Depuis le début des temps, hélas, les hommes sont guerriers et chasseurs, ils ont besoin de défi. L'homme est mal à l'aise dans la paix, il ne sait pas gérer, il s'ennuie. Alors que, quand l'homme partait, la femme restait pour gérer l'équilibre de la communauté, de la famille. Elle est très habituée à cela. Leïla dit aussi « on veut apprendre la paix aux hommes ».
Aujourd'hui, les raisons de guerre, c'est la recherche de pouvoir, puisque les richesses sont présentes partout, nous pourrions mieux vivre partout. Mais même dans les négociations pour la paix, l'homme n'arrive pas, il utilise le bras de fer, on le voit bien. Alors il faut peut-être plus laisser les manettes aux femmes car elles peuvent amener d'autres arguments et nous apprendre la paix et la sérénité.

Pour les actrices, y-avait-il un engagement plus fort dans le fait de tourner ce film qu'un autre ?
Pour la plupart, elles sont nées en France et retournaient au bled régulièrement étant enfant. D'autres vivent ou sont nées là-bas. Toutes et surtout Leila, sont des personnes très engagées, donc ce n'était pas qu'un film, même si un film est toujours un spectacle avec beaucoup d'humour. Il y avait autre chose pour elles.
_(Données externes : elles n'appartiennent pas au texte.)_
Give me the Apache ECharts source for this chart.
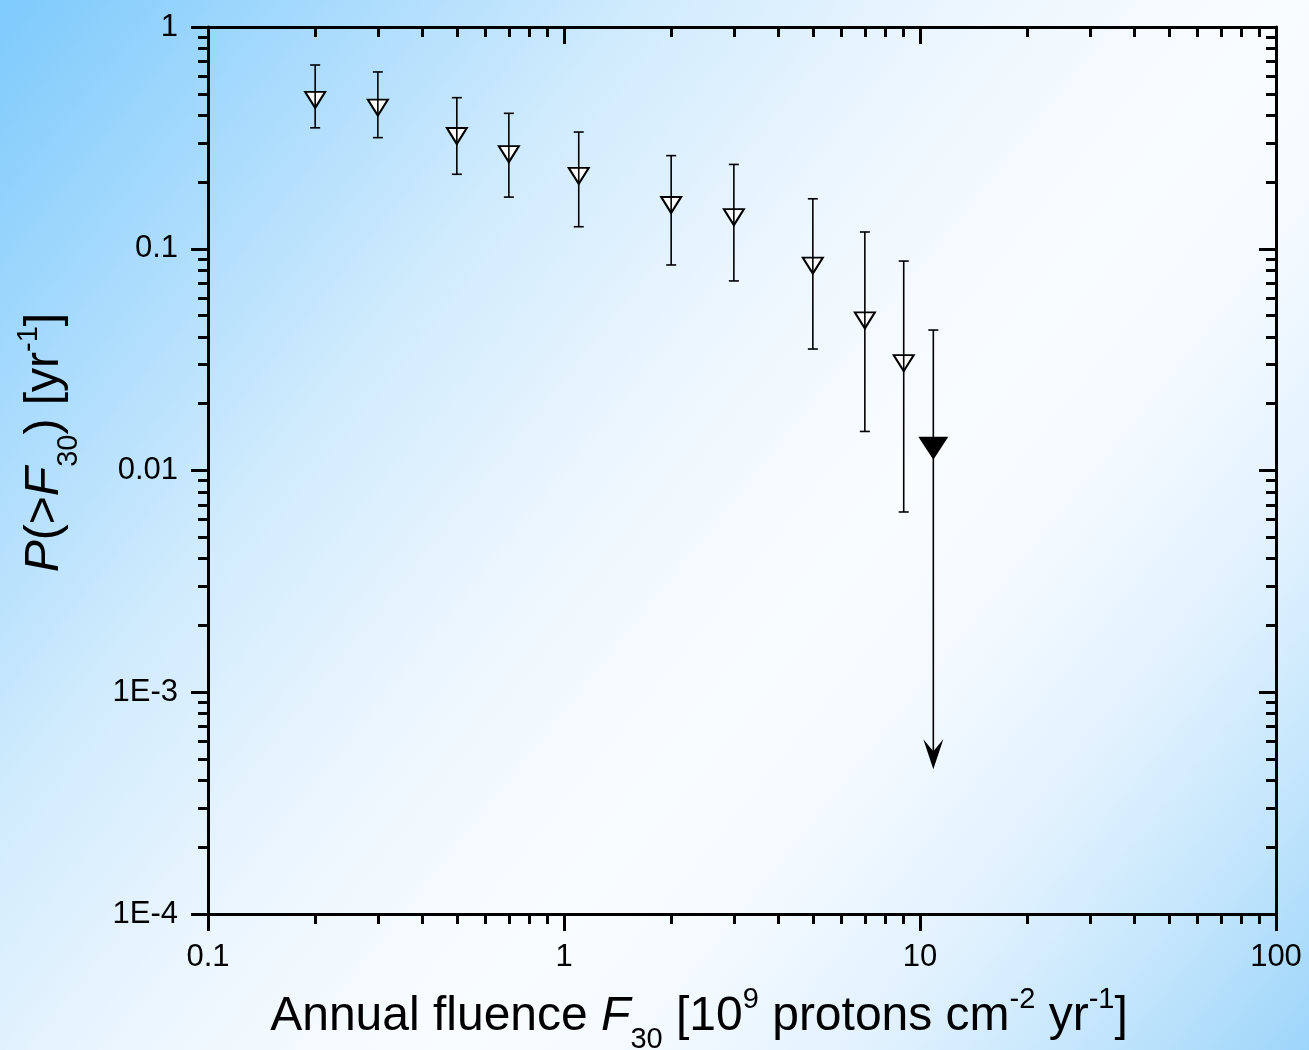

Avez-vous conscience de l'effet que votre film pourrait produire dans le monde et du soutien qu'il peut être pour les femmes ?
J'ai bien conscience que j'ai fait ce film aussi pour les soutenir, pour qu'elles n'hésitent pas à se faire entendre. Le message est le suivant : exprimez-vous dans votre culture, votre identité, votre beauté, ne copiez pas forcement l'occident. Mais surtout ne lâchez pas le morceau, c'est vous qui allez apporter la lumière, telles que vous êtes.

Enfin, qu'auriez-vous envie de dire aux femmes de FemininBio ?
Ce que je raconte c'est ce que les femmes m'ont appris lors de mes voyages donc je n'ai pas de conseil à donner, mais ce que je souhaiterais, ce qui me réjouirait, c'est qu'elles s'expriment. Ce que je voulais montrer dans le film, c’est le courage et l’intelligence des femmes : il ne faut plus qu'elles aient peur d'exister dans leur culture et leur religion. Ce serait dommage de laisser s'exprimer les extrémistes, ce serait même terrible.

Sortie le 2 novembre. Avec Leïla Bekhti, Hafsia Herzi, Biyouna.

Cet été, Radu Mihaileanu a reçu la Légion d'Honneur.